Principal Investigator of regional, national and European research projects in the field of Heritage Science, Costanza Miliani is currently coordinator of the European MOLAB mobile platform that provides access to non-invasive mobile laboratories for researchers working in the field of Heritage Science and coordinator of the Italian node of E-RIHS (European Research Infrastructure in Heritage Science). She is a member of the board of directors of the SMAArt (Scientific Methodologies applied to Archaeology and Art) Centre of Excellence at the University of Perugia and of the scientific committee of the Center for Scientific Studies in the Arts at Northwestern University of Chicago.

OPERAS is a research infrastructure supporting science communication in the humanities and social sciences in the European Research Area (ERA).
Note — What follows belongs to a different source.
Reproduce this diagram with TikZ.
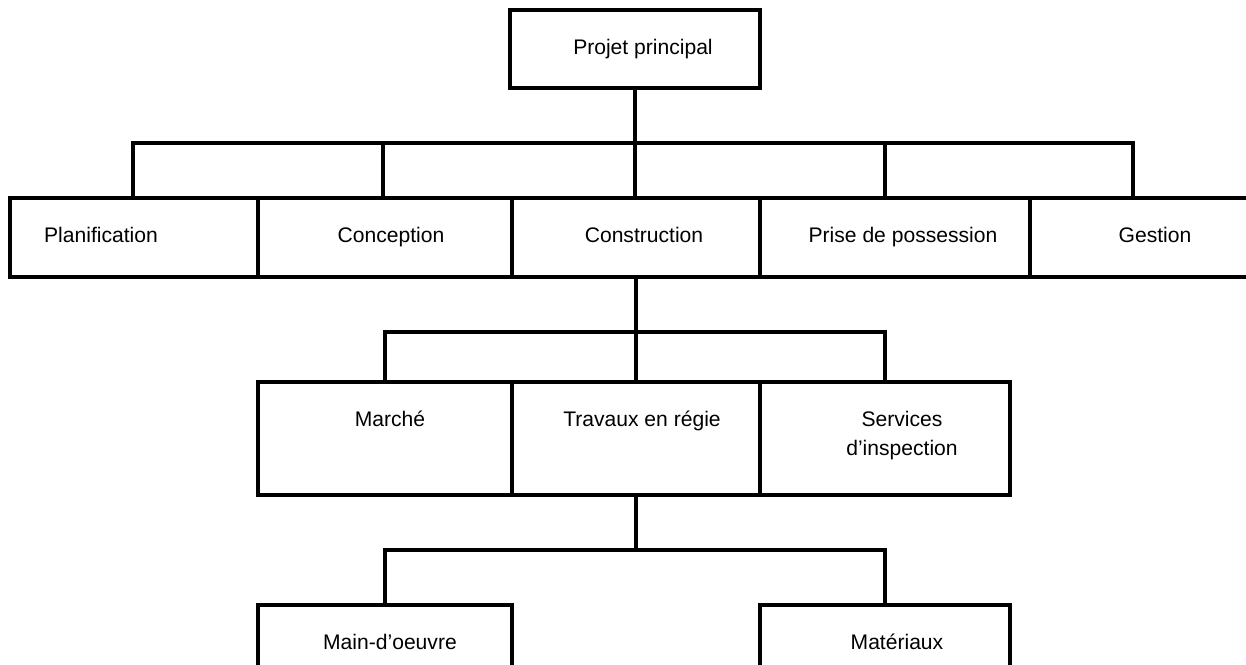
\documentclass[tikz,border=0pt]{standalone}
\usepackage{fontspec}
\setmainfont{Liberation Sans}
\usetikzlibrary{positioning}

\tikzset{
  box/.style={draw=black, line width=2.2pt, anchor=north west, inner sep=0pt, outer sep=0pt},
  lbl/.style={anchor=north, inner sep=0pt, align=center, font=\fontsize{12}{16.5}\selectfont},
  link/.style={draw=black, line width=2.2pt},
}

\begin{document}
\begin{tikzpicture}[x=0.02cm, y=-0.02cm]
\useasboundingbox (0,0) rectangle (1246,665);

% top
\node[box, minimum width=5cm, minimum height=1.56cm] (main) at (510,10) {};
\node[lbl] (tmain) at ([xshift=0.16cm, yshift=-0.58cm]main.north) {Projet principal};

% phases
\node[box, minimum width=4.96cm, minimum height=1.58cm] (plan) at (10,198) {};
\node[box, minimum width=5.08cm, minimum height=1.58cm] (conc) at (258,198) {};
\node[box, minimum width=4.96cm, minimum height=1.58cm] (cons) at (512,198) {};
\node[box, minimum width=5.4cm, minimum height=1.58cm] (prise) at (760,198) {};
\node[box, minimum width=4.8cm, minimum height=1.58cm] (gest) at (1030,198) {};

\node[lbl] (tplan) at ([xshift=-0.66cm, yshift=-0.58cm]plan.north) {Planification};
\node[lbl] (tconc) at ([xshift=0.12cm, yshift=-0.58cm]conc.north) {Conception};
\node[lbl] (tcons) at ([xshift=0.16cm, yshift=-0.58cm]cons.north) {Construction};
\node[lbl] (tprise) at ([xshift=0.16cm, yshift=-0.58cm]prise.north) {Prise de possession};
\node[lbl] (tgest) at ([xshift=0.1cm, yshift=-0.58cm]gest.north) {Gestion};

% construction
\node[box, minimum width=5.08cm, minimum height=2.26cm] (mar) at (258,382) {};
\node[box, minimum width=4.96cm, minimum height=2.26cm] (trav) at (512,382) {};
\node[box, minimum width=5cm, minimum height=2.26cm] (serv) at (760,382) {};

\node[lbl] (tmar) at ([xshift=0.1cm, yshift=-0.58cm]mar.north) {Marché};
\node[lbl] (ttrav) at ([xshift=0.12cm, yshift=-0.58cm]trav.north) {Travaux en régie};
\node[lbl] (tserv) at ([xshift=0.34cm, yshift=-0.58cm]serv.north) {Services\\d’inspection};

% travaux en regie
\node[box, minimum width=5.08cm, minimum height=2cm] (mo) at (258,605) {};
\node[box, minimum width=5cm, minimum height=2cm] (mat) at (760,605) {};

\node[lbl] (tmo) at ([xshift=0.1cm, yshift=-0.58cm]mo.north) {Main-d’oeuvre};
\node[lbl] (tmat) at ([xshift=0.24cm, yshift=-0.58cm]mat.north) {Matériaux};

% links
\foreach \x/\b in {133/plan,383/conc,635/cons,885/prise,1133/gest}
  \draw[link] (main.south) -- ++(0,55) -| (\x,143 |- \b.north);
\foreach \b in {mar,trav,serv}
  \draw[link] (cons.south) -- ++(0,55) -| (\b.north);
\foreach \b in {mo,mat}
  \draw[link] (trav.south) -- ++(0,55) -| (\b.north);

\end{tikzpicture}
\end{document}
It intends to co-ordinate and federate national and European resources to effectively address the needs of researchers in science communication. OPERAS aims to provide the humanities community with elements to access, create, disseminate and validate research results effectively, with an innovative approach that considers publication not as the end result of research, but as an integral part of the research cycle itself, from discovery of material to analysis, publication and dissemination. OPERAS intends to offer to those already working in the field, without substituting themselves, coordination and sharing of good practices and knowledge, in order to increase the quality of the whole system and involve all the actors (individuals and institutions, research organisations, libraries, publishers). The Italian Node will perform functions of connection with the central infrastructure and local implementation of the vision and mission of OPERAS.

People

Enrico Pasini, National Coordinator

Director of ILIESI, Professor of the History of Philosophy at the University of Turin, national OPERAS node coordinator. His academic activities mainly concern the history of modern philosophy, the history of Renaissance thought, the history of science and scientific thought. He carries out research activities in the field of the application of Distant Reading and Data-driven methodologies in the use of corpora and datasets related to the philosophy and history of ideas of early modernity; of the use of traditional and digital humanities tools in the reconstruction of the intellectual network of G.W. Leibniz; of the application of computer methods to the study of the history of ideas.